Five years of blogging have lead me to new friends, who share my passion for books, nature and art. The view from my small town in Maine has broadened to foreign horizons. I've been introduced to new authors and toured beautiful gardens. A blog post is long enough to delve into a topic in depth and also allows interactive comments. Blogging is not the soapbox I feared it would be but an enlightened conversation. By meeting new people, whose paths wouldn't usually cross ours, we are forced to think outside the box and to consider different perspectives.
For years, blogging and email sufficed to maintain distant connections, but after Sandy struck, I lost contact even without losing power myself. I worried about friends and family in NYC and others in neighboring states. When emails remained unanswered, I joined Facebook and twitter to track down loved ones and blog buddies. Borrowed internet provided time for only a quick tweet or Facebook update, but it was enough to let me know they were okay. Technology is a marvel, a virtual campfire, as others have said. It warms our souls.

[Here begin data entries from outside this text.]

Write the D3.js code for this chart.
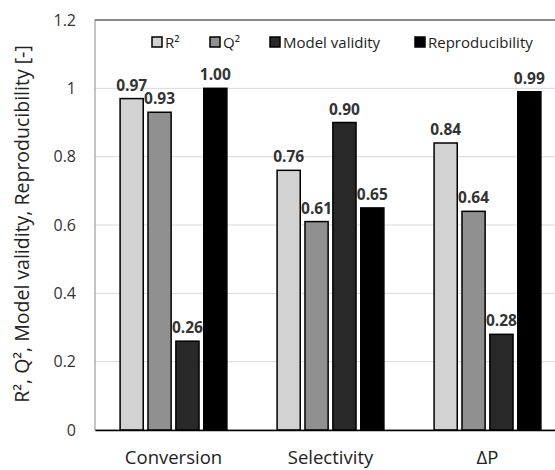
<!DOCTYPE html>
<html><head><meta charset="utf-8">
<script src="https://cdn.jsdelivr.net/npm/d3@7"></script>
<style>body{margin:0;background:#fff}svg{display:block}</style>
</head><body><svg id="c" width="555" height="470"></svg>
<script>
const categories = ["Conversion", "Selectivity", "ΔP"];
const seriesNames = ["R²", "Q²", "Model validity", "Reproducibility"];
const r2 = [0.97, 0.76, 0.84];
const q2 = [0.93, 0.61, 0.64];
const modelValidity = [0.26, 0.90, 0.28];
const reproducibility = [1.00, 0.65, 0.99];
const yTicks = [0, 0.2, 0.4, 0.6, 0.8, 1, 1.2];
const yTickLabels = ["0", "0.2", "0.4", "0.6", "0.8", "1", "1.2"];
const colors = ["#d2d2d2", "#909090", "#282828", "#000000"];

const series = [r2, q2, modelValidity, reproducibility];
const svg = d3.select("#c");
const font = "'Open Sans', sans-serif";
const L = 95, T = 20, B = 430, R = 566;

const x = d3.scaleBand().domain(categories).range([L, R]).paddingInner(0).paddingOuter(0);
const xs = d3.scaleBand().domain(d3.range(4)).range([0, x.bandwidth()]).paddingInner(0.17).paddingOuter(0.9);
const y = d3.scaleLinear().domain([0, 1.2]).range([B, T]);

// grid
svg.append("g").selectAll("line").data(yTicks.slice(1, -1)).join("line")
  .attr("x1", L).attr("x2", R).attr("y1", d => y(d)).attr("y2", d => y(d))
  .attr("stroke", "#d9d9d9").attr("stroke-width", 1);
// plot border
svg.append("rect").attr("x", L).attr("y", T).attr("width", R - L).attr("height", B - T)
  .attr("fill", "none").attr("stroke", "#8a8a8a").attr("stroke-width", 1);
svg.append("line").attr("x1", L).attr("x2", R).attr("y1", T).attr("y2", T)
  .attr("stroke", "#555").attr("stroke-width", 1.2);

// y axis
const yAxis = d3.axisLeft(y).tickValues(yTicks).tickFormat((d, i) => yTickLabels[i]).tickSize(0).tickPadding(19);
const gy = svg.append("g").attr("transform", `translate(${L},0)`).call(yAxis);
gy.select(".domain").remove();
gy.selectAll("text").attr("font-family", font).attr("font-size", 16).attr("fill", "#333");

// bars
const groups = svg.append("g").selectAll("g").data(categories).join("g")
  .attr("transform", d => `translate(${x(d)},0)`);
groups.each(function(cat, ci) {
  const g = d3.select(this);
  series.forEach((s, si) => {
    const v = s[ci];
    g.append("rect").attr("x", xs(si)).attr("width", xs.bandwidth())
      .attr("y", y(v)).attr("height", y(0) - y(v))
      .attr("fill", colors[si]).attr("stroke", "#000").attr("stroke-width", 1.5);
    g.append("text").attr("x", xs(si) + xs.bandwidth() / 2).attr("y", y(v) - 8)
      .attr("text-anchor", "middle").attr("font-family", font).attr("font-weight", "bold")
      .attr("font-size", 15.5).attr("fill", "#333").text(v.toFixed(2));
  });
});

// x axis
const xAxis = d3.axisBottom(x).tickSize(0).tickPadding(21);
const gx = svg.append("g").attr("transform", `translate(0,${B})`).call(xAxis);
gx.select(".domain").attr("stroke", "#000").attr("stroke-width", 1.5);
gx.selectAll("text").attr("font-family", font).attr("font-size", 18.5).attr("fill", "#222");

// y label
svg.append("text").attr("transform", `translate(29,${(T + B) / 2 - 1}) rotate(-90)`)
  .attr("text-anchor", "middle").attr("font-family", font).attr("font-size", 19.5).attr("fill", "#222")
  .text("R², Q², Model validity, Reproducibility [-]");

// legend
const legendX = [152, 210, 270, 415];
const lg = svg.append("g").selectAll("g").data(seriesNames).join("g")
  .attr("transform", (d, i) => `translate(${legendX[i]},42)`);
lg.append("rect").attr("x", 0).attr("y", -5).attr("width", 10).attr("height", 10)
  .attr("fill", (d, i) => colors[i]).attr("stroke", "#000").attr("stroke-width", 1.5);
lg.append("text").attr("x", 13).attr("y", 5.5).attr("font-family", font).attr("font-size", 15)
  .attr("fill", "#222").text(d => d);
</script></body></html>
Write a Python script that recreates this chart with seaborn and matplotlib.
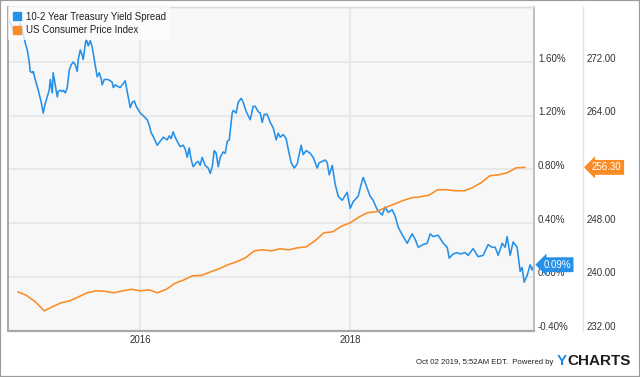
import numpy as np
import pandas as pd
import matplotlib
matplotlib.use("Agg")
import matplotlib.pyplot as plt
import matplotlib.transforms as mtransforms
from matplotlib.lines import Line2D
from matplotlib.patches import Rectangle
import seaborn as sns

# ---------------- data ----------------
series_names = ["10-2 Year Treasury Yield Spread", "US Consumer Price Index"]

# 10-2 year spread: observation time (decimal year) and value in percent
spread_year = [
    2014.743, 2014.771, 2014.790, 2014.810, 2014.829, 2014.857, 2014.876, 2014.905, 2014.924, 2014.943,
    2014.952, 2014.971, 2014.981, 2015.000, 2015.029, 2015.057, 2015.076, 2015.095, 2015.114, 2015.133,
    2015.143, 2015.162, 2015.171, 2015.190, 2015.210, 2015.219, 2015.238, 2015.257, 2015.267, 2015.286,
    2015.305, 2015.324, 2015.343, 2015.362, 2015.381, 2015.400, 2015.410, 2015.429, 2015.448, 2015.457,
    2015.476, 2015.486, 2015.505, 2015.524, 2015.543, 2015.571, 2015.590, 2015.610, 2015.629, 2015.638,
    2015.657, 2015.667, 2015.695, 2015.733, 2015.743, 2015.762, 2015.781, 2015.810, 2015.838, 2015.857,
    2015.876, 2015.905, 2015.924, 2015.943, 2015.962, 2016.000, 2016.029, 2016.067, 2016.086, 2016.105,
    2016.114, 2016.133, 2016.162, 2016.190, 2016.219, 2016.238, 2016.257, 2016.276, 2016.295, 2016.314,
    2016.333, 2016.352, 2016.381, 2016.410, 2016.429, 2016.448, 2016.467, 2016.486, 2016.505, 2016.533,
    2016.552, 2016.571, 2016.590, 2016.619, 2016.648, 2016.667, 2016.686, 2016.705, 2016.724, 2016.743,
    2016.762, 2016.790, 2016.810, 2016.829, 2016.848, 2016.876, 2016.886, 2016.914, 2016.933, 2016.962,
    2016.981, 2017.010, 2017.048, 2017.076, 2017.095, 2017.124, 2017.143, 2017.162, 2017.181, 2017.210,
    2017.238, 2017.267, 2017.295, 2017.314, 2017.333, 2017.362, 2017.390, 2017.410, 2017.438, 2017.467,
    2017.495, 2017.533, 2017.552, 2017.581, 2017.619, 2017.648, 2017.686, 2017.705, 2017.733, 2017.762,
    2017.781, 2017.800, 2017.829, 2017.857, 2017.886, 2017.924, 2017.971, 2018.000, 2018.029, 2018.076,
    2018.105, 2018.124, 2018.162, 2018.190, 2018.219, 2018.257, 2018.305, 2018.333, 2018.362, 2018.400,
    2018.429, 2018.457, 2018.505, 2018.543, 2018.590, 2018.619, 2018.648, 2018.695, 2018.733, 2018.762,
    2018.790, 2018.838, 2018.886, 2018.924, 2018.943, 2018.981, 2019.019, 2019.048, 2019.095, 2019.124,
    2019.171, 2019.219, 2019.267, 2019.314, 2019.352, 2019.381, 2019.410, 2019.448, 2019.476, 2019.495,
    2019.524, 2019.552, 2019.590, 2019.619, 2019.638, 2019.657, 2019.686, 2019.714, 2019.733, 2019.752,
]
spread_pct = [
    1.92, 1.88, 1.83, 1.85, 1.83, 1.89, 1.84, 1.74, 1.69, 1.60,
    1.53, 1.52, 1.53, 1.47, 1.39, 1.30, 1.22, 1.29, 1.34, 1.39,
    1.47, 1.37, 1.52, 1.43, 1.34, 1.38, 1.39, 1.38, 1.39, 1.37,
    1.41, 1.54, 1.58, 1.60, 1.58, 1.53, 1.62, 1.69, 1.65, 1.62,
    1.73, 1.77, 1.72, 1.76, 1.71, 1.58, 1.49, 1.52, 1.47, 1.43,
    1.47, 1.47, 1.47, 1.45, 1.41, 1.43, 1.42, 1.41, 1.44, 1.46,
    1.38, 1.26, 1.30, 1.31, 1.27, 1.22, 1.20, 1.17, 1.13, 1.07,
    1.06, 1.03, 0.98, 1.01, 1.04, 1.03, 1.02, 1.05, 1.03, 1.08,
    1.04, 1.01, 0.97, 0.98, 0.95, 0.89, 0.96, 0.87, 0.82, 0.85,
    0.86, 0.83, 0.89, 0.83, 0.81, 0.77, 0.82, 0.94, 0.92, 0.82,
    0.89, 0.93, 0.92, 1.01, 1.02, 1.22, 1.24, 1.22, 1.30, 1.33,
    1.30, 1.23, 1.17, 1.27, 1.27, 1.23, 1.22, 1.15, 1.21, 1.21,
    1.15, 1.11, 1.02, 1.07, 1.04, 1.06, 1.03, 0.95, 0.85, 0.81,
    0.84, 0.98, 0.91, 0.94, 0.92, 0.89, 0.81, 0.85, 0.86, 0.87,
    0.85, 0.76, 0.83, 0.69, 0.60, 0.57, 0.63, 0.51, 0.56, 0.60,
    0.69, 0.74, 0.66, 0.60, 0.57, 0.50, 0.46, 0.52, 0.48, 0.50,
    0.45, 0.37, 0.30, 0.25, 0.32, 0.28, 0.22, 0.24, 0.25, 0.32,
    0.30, 0.31, 0.25, 0.22, 0.14, 0.17, 0.18, 0.17, 0.18, 0.16,
    0.21, 0.15, 0.16, 0.24, 0.22, 0.22, 0.16, 0.25, 0.22, 0.30,
    0.16, 0.26, 0.22, 0.04, 0.07, -0.04, 0.01, 0.09, 0.05, 0.09,
]

# CPI, monthly values Oct 2014 .. Aug 2019 (plotted at the start of the following month)
cpi_first_plot_date = "2014-11-01"
cpi_values = [
    237.76, 237.24, 236.27, 234.93, 235.53, 236.13, 236.42, 237.02, 237.62, 237.91,
    237.84, 237.62, 237.91, 238.14, 237.91, 238.06, 237.62, 238.14, 239.03, 239.55,
    240.15, 240.22, 240.72, 241.19, 241.79, 242.24, 242.83, 243.87, 244.02, 243.87,
    244.17, 244.02, 244.32, 244.47, 245.40, 246.56, 246.71, 247.53, 248.05, 248.94,
    249.54, 249.69, 250.28, 250.80, 251.33, 251.77, 251.92, 252.15, 252.97, 252.97,
    252.82, 252.82, 253.26, 254.01, 255.05, 255.20, 255.50, 256.24, 256.30,
]

spread_ticks = [-0.4, 0.0, 0.4, 0.8, 1.2, 1.6]
cpi_ticks = [232, 240, 248, 256, 264, 272]
x_tick_years = ["2016", "2018"]
x_range = ("2014-09-28", "2019-10-02")
footer_text = "Oct 02 2019, 5:52AM EDT.  Powered by"

BLUE = "#2590e8"
ORANGE = "#fb8b24"
TEXT = "#333333"

# ---------------- style ----------------
sns.set_style("white")
plt.rcParams["font.family"] = ["Liberation Sans", "DejaVu Sans"]

def dec_year_to_date(years):
    years = np.asarray(years, dtype=float)
    base = pd.Timestamp("2016-01-01")
    return base + pd.to_timedelta((years - 2016.0) * 365.25, unit="D")

df_spread = pd.DataFrame({"date": dec_year_to_date(spread_year), "value": spread_pct})
df_cpi = pd.DataFrame({
    "date": pd.date_range(cpi_first_plot_date, periods=len(cpi_values), freq="MS"),
    "value": cpi_values,
})

W, H = 640, 377
fig = plt.figure(figsize=(W / 100, H / 100), dpi=100)
fig.patch.set_facecolor("white")

left, right, top, bottom = 8, 534, 7, 330.5
ax = fig.add_axes([left / W, 1 - bottom / H, (right - left) / W, (bottom - top) / H])
ax.set_facecolor("#f7f7f7")

sns.lineplot(data=df_spread, x="date", y="value", ax=ax, color=BLUE, linewidth=1.15)
ax2 = ax.twinx()
sns.lineplot(data=df_cpi, x="date", y="value", ax=ax2, color=ORANGE, linewidth=1.15)

ax.set_xlim(pd.Timestamp(x_range[0]), pd.Timestamp(x_range[1]))
ax.set_ylim(-0.40, 2.01)
ax2.set_ylim(232, 280.2)

ax.set_xticks([pd.Timestamp(f"{y}-01-01") for y in x_tick_years])
ax.set_xticklabels(x_tick_years)
ax.set_yticks(spread_ticks)
ax.set_yticklabels([f"{v:.2f}%" for v in spread_ticks])
ax2.set_yticks(cpi_ticks)
# the last-value tag covers the tick label nearest to it, as in the reference
cpi_tag_hidden = min(cpi_ticks, key=lambda t: abs(t - cpi_values[-1]))
ax2.set_yticklabels(["" if v == cpi_tag_hidden else f"{v:.2f}" for v in cpi_ticks])

for a in (ax, ax2):
    a.set_xlabel("")
    a.set_ylabel("")

ax.yaxis.tick_right()
ax.tick_params(axis="y", length=0, pad=2.9, labelsize=7, labelcolor=TEXT)
ax2.tick_params(axis="y", length=0, pad=38, labelsize=7, labelcolor=TEXT)
ax.tick_params(axis="x", length=0, pad=3.2, labelsize=7, labelcolor=TEXT)

ax.grid(True, axis="both", color="#e6e6e6", linewidth=1.2)
ax.set_axisbelow(True)
ax2.grid(False)

for name, sp in ax.spines.items():
    sp.set_visible(True)
for a in (ax, ax2):
    a.spines["left"].set_color("#a8a8a8")
    a.spines["left"].set_linewidth(1.3)
    a.spines["bottom"].set_color("#a8a8a8")
    a.spines["bottom"].set_linewidth(1.5)
    a.spines["top"].set_color("#dcdcdc")
    a.spines["top"].set_linewidth(1.0)
    a.spines["right"].set_color("#bdbdbd")
    a.spines["right"].set_linewidth(1.2)

# shift the y tick labels slightly above their grid lines
offset = mtransforms.ScaledTranslation(0, 4.5 / 100, fig.dpi_scale_trans)
for a in (ax, ax2):
    for tick in a.yaxis.get_major_ticks():
        tick.label1.set_transform(tick.label1.get_transform() + offset)
        tick.label2.set_transform(tick.label2.get_transform() + offset)

# legend
handles = [
    Line2D([0], [0], marker="s", linestyle="none", markersize=5.5,
           markerfacecolor=BLUE, markeredgecolor=BLUE),
    Line2D([0], [0], marker="s", linestyle="none", markersize=5.5,
           markerfacecolor=ORANGE, markeredgecolor=ORANGE),
]
leg = ax2.legend(handles, series_names, loc="upper left", bbox_to_anchor=(0, 1),
                 borderaxespad=0, frameon=True, fancybox=False, facecolor="white",
                 edgecolor="none", framealpha=0.75, fontsize=7, handlelength=0.8,
                 handletextpad=0.5, borderpad=0.5, labelspacing=0.35)
for t in leg.get_texts():
    t.set_color("#222222")

# last-value tags
ax.annotate(f"{spread_pct[-1]:.2f}%", xy=(1, spread_pct[-1]),
            xycoords=("axes fraction", "data"), xytext=(6.8, 0), textcoords="offset points",
            ha="left", va="center", fontsize=7, color="white", annotation_clip=False,
            bbox=dict(boxstyle="larrow,pad=0.25", fc=BLUE, ec="none"), zorder=10)
ax2.annotate(f"{cpi_values[-1]:.2f}", xy=(1, cpi_values[-1]),
             xycoords=("axes fraction", "data"), xytext=(41.8, 0), textcoords="offset points",
             ha="left", va="center", fontsize=7, color="white", annotation_clip=False,
             bbox=dict(boxstyle="larrow,pad=0.25", fc=ORANGE, ec="none"), zorder=10)

# separator between the two value columns
fig.add_artist(Line2D([583 / W, 583 / W], [1 - 7 / H, 1 - 331 / H],
                      transform=fig.transFigure, color="#e4e4e4", linewidth=1.0))

# footer
fig.text(553 / W, 1 - 362.5 / H, footer_text, ha="right", va="center",
         fontsize=5.6, color="#222222")
fig.text(557 / W, 1 - 361 / H, "Y", ha="left", va="center", fontsize=11,
         fontweight="bold", color="#1a8be6")
fig.text(567.5 / W, 1 - 361 / H, "CHARTS", ha="left", va="center", fontsize=11,
         fontweight="bold", color="#1d1d1d")

# outer frame
fig.add_artist(Rectangle((0, 0), 1, 1, transform=fig.transFigure, fill=False,
                         edgecolor="#9c9c9c", linewidth=1.6))

fig.savefig("out.png", dpi=100)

In the process of checking in with Sandy victims, I also reconnected with old friends, who had scattered all over the world. Many were now married with adorable children. As much as I dislike the needlessly complicated interface of Facebook and all the advertising, I now understand why people find it so addictive and forgo reading books. Limits will be key.
In some ways, I prefer the simplicity of twitter, but due to the public nature of tweets, it's better suited for work connections like my Linkedin account.
So now this Maine hermit is:
blogging,
tweeting,
updating on
Facebook
and linking on
Linkedin.
It's a 5-ring circus if you add
my website as a virtual art gallery.
Some have managed online multiplicity by posting simultaneously to all forums, but I don't think that approach usually works. Disconnect and redundancy happens. It looks unprofessional to whine about your kid's fever to business associates.
I'm concerned by how much personal information is out there for all to read. My guiding principle is to assume the last person I'd want to read my update will share it with a thousand clients. Think before posting.
Question: how do you manage this online cacophony and still find time for life offline?